A card counting system aims to assign point values roughly correlating to a card's effect of removal (EOR). The EOR is the estimated effect of removing a given card from play. Counters gauge the effect of removal for all cards dealt and how that affects the current house edge. Larger ratios between point values create better correlations to actual EOR, increasing the efficiency of a system. Such systems are classified as level 1, level 2, level 3, and so on. The level corresponds to the ratio between values.

The Hi-Lo system is a level-1 count; the running count never increases or decreases by more than one. A multilevel count, such as Zen Count, Wong Halves, or Hi-Opt II, further distinguishes card values to increase accuracy. An advanced count includes values such as +2 and −2, or +0.5 and -0.5. Advanced players might also keep a side count of specific cards like aces. This is done where betting accuracy differs from playing accuracy.

Many side count techniques exist, including special-purpose counts used for games with nonstandard profitable-play options such as an over/under side bet.

Keeping track of more data with higher level counts can hurt speed and accuracy. Some counters earn more money playing a simple count quickly than by playing a complex count slowly.

This table illustrates some example counting systems.

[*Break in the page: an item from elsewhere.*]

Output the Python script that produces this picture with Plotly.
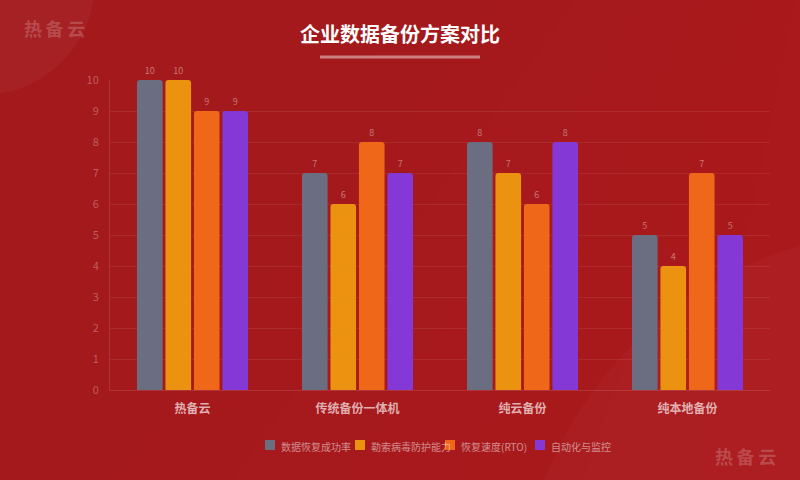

| Card Strategy | 2 | 3 | 4 | 5 | 6 | 7 | 8 | 9 | 10, J, Q, K | A | Level of count |
|---|---|---|---|---|---|---|---|---|---|---|---|
| Hi-Lo | +1 | +1 | +1 | +1 | +1 | 0 | 0 | 0 | −1 | −1 | 1 |
| Hi-Opt I | 0 | +1 | +1 | +1 | +1 | 0 | 0 | 0 | −1 | 0 | 1 |
| Hi-Opt II | +1 | +1 | +2 | +2 | +1 | +1 | 0 | 0 | −2 | 0 | 2 |
| KO | +1 | +1 | +1 | +1 | +1 | +1 | 0 | 0 | −1 | −1 | 1 |
| Omega II | +1 | +1 | +2 | +2 | +2 | +1 | 0 | −1 | −2 | 0 | 2 |
| Red 7 | +1 | +1 | +1 | +1 | +1 | 0 or +1 | 0 | 0 | −1 | −1 | 1 |
| Halves | +0.5 | +1 | +1 | +1.5 | +1 | +0.5 | 0 | -0.5 | −1 | −1 | 3 |
| Zen Count | +1 | +1 | +2 | +2 | +2 | +1 | 0 | 0 | −2 | −1 | 2 |
| 10 Count | +1 | +1 | +1 | +1 | +1 | +1 | +1 | +1 | −2 | +1 | 2 |

=== Design and selection of systems ===
The primary goal of a card counting system is to assign point values to each card that roughly correlate to the card's "effect of removal" or EOR (that is, the effect a single card has on the house advantage once removed from play), thus enabling the player to gauge the house advantage based on the composition of cards still to be dealt. Larger ratios between point values can better correlate to actual EOR, but add complexity to the system. Counting systems may be referred to as "level 1", "level 2", etc., corresponding to the number of different point values the system calls for.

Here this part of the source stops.